Она продолжала говорить, и теперь ее била мелкая дрожь:
— Потом мы вернулись домой, в долине шел дождь, и Гэвин пошел искать того человека. И он нашел его, нашел Сэма — выбирать-то ведь было почти не из кого. А потом он заставил меня поклясться, что буду молчать. Он говорил, что если я скажу хоть слово, хоть одной живой душе, он отведет меня в горы, голую привяжет к дереву и так бросит. И с того самого дня он больше не живет, понимаешь? Он сидит в своей комнате, как больной зверь в клетке; уже семь лет он не спит со мной. И знаешь, Клей, после всего этого… мне стало жаль его. И я хотела его…

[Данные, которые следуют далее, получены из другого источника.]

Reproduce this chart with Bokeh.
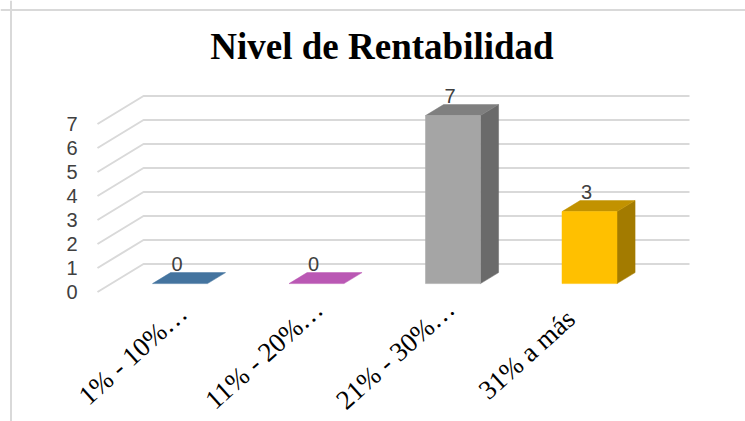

Клейтон шагнул за порог на неосвещенную улицу… Взглянул направо, налево, но не заметил в темноте никаких признаков жизни. С крутой крыши банка — напротив, через дорогу — сорвался ком снега и, обрушившись на тротуар, поднял легкое пушистое облачко.
И вновь воцарилась тишина, город спал. Ветер вырвался из-за угла и шлепнул его по щеке. Клейтон слышал, как в конюшне, чуть выше по улице, еле слышно переступают лошади. Двадцать один год ему был тогда, девять лет назад, когда он прятался в конюшне, а Билл Кайли хотел его убить и поджидал на улице. Там он впервые сражался за Гэвина. Там — в каких-то двадцати ярдах отсюда — терпеливо покачивался в своем кресле Риттенхауз, спрятав револьвер под одеялом, прикрывающим его бессильные ноги. Казалось, по пустынной улице бредут призраки давно ушедших людей. Вот Сэм Харди — всегда добрый, заботливый, умолявший его в Таосе не губить в себе мужчину. Сэм Харди, который любил его мать, но не мог на ней жениться, который стоял у ее могилы с сухими глазами. Теперь Клейтон думал о своей матери — и не испытывал стыда за нее, только грусть. Он никогда не понимал ее по-настоящему, и теперь гадал, возможно ли это вообще — понять в человеке его глубинную суть, самое сокровенное в нем, то, что никогда не должно выйти на свет.